** START **

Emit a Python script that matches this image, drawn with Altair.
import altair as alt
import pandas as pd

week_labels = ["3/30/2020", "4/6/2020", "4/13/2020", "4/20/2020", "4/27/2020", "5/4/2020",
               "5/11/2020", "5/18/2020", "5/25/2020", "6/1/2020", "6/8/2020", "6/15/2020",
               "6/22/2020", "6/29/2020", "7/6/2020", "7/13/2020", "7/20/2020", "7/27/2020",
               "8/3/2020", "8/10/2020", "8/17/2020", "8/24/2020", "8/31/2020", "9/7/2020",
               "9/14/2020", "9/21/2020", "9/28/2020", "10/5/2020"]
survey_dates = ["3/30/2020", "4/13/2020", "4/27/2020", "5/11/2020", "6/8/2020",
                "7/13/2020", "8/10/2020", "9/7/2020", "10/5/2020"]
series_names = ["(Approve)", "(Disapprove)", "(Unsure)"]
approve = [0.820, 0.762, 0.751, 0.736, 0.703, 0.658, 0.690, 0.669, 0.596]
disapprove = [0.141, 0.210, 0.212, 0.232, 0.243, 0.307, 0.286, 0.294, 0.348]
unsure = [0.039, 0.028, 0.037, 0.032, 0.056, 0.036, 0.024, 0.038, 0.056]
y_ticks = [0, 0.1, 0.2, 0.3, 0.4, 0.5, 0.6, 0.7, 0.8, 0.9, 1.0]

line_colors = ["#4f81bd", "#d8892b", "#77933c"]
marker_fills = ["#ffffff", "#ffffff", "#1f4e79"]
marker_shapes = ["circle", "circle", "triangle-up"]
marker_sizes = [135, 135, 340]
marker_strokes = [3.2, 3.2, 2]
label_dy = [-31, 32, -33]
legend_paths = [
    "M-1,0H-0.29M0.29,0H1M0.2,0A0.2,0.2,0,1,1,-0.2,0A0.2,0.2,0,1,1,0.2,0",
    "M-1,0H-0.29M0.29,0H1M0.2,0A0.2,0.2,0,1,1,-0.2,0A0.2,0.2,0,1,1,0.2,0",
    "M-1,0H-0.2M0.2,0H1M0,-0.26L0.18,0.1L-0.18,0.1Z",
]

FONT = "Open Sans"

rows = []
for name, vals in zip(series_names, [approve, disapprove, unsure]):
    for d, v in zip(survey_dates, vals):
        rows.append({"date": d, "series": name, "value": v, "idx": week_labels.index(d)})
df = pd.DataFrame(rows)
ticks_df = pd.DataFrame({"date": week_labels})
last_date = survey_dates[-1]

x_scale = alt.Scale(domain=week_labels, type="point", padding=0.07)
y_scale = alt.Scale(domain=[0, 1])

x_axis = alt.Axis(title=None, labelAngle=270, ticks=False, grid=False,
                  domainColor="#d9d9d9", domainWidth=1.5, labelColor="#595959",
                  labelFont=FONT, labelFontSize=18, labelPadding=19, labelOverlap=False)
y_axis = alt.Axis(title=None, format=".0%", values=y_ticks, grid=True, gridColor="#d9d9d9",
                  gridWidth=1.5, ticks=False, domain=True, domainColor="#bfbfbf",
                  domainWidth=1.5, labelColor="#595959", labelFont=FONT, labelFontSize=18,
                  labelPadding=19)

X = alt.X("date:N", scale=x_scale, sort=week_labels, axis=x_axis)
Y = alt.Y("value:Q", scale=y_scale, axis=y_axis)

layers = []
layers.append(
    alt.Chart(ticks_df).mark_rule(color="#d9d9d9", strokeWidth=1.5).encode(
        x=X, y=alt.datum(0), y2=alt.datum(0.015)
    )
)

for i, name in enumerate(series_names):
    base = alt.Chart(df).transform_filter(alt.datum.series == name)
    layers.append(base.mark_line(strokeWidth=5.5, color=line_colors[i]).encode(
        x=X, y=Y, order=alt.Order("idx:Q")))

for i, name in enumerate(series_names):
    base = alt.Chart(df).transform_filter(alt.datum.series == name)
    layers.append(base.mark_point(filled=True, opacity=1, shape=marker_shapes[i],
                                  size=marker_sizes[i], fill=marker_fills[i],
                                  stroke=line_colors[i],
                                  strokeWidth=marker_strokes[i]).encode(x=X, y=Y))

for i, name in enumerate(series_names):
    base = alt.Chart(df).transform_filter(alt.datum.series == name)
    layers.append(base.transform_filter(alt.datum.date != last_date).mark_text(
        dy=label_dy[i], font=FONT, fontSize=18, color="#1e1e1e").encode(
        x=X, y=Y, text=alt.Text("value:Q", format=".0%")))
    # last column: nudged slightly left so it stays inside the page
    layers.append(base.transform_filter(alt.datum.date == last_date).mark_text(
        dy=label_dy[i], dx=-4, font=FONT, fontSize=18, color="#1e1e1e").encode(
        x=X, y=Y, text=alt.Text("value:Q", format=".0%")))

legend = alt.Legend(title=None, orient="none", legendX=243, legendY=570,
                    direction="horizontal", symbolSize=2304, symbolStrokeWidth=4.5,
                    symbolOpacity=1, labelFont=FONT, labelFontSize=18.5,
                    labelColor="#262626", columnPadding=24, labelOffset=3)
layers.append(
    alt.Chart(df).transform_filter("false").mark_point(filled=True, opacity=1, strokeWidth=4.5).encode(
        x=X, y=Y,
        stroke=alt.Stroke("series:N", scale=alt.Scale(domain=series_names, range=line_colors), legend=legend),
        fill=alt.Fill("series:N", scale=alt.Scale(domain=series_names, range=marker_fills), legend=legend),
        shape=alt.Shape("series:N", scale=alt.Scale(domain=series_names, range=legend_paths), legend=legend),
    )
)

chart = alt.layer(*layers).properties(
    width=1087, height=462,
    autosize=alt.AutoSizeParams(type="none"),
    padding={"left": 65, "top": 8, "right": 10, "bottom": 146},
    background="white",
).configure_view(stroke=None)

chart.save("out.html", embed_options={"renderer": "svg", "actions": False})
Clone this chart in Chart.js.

** END **

**Written task:** Pick out every line of the listing containing the word "this", and show those lines.

**Task solution:**
Emit a Python script that matches this image, drawn with Altair.
Clone this chart in Chart.js.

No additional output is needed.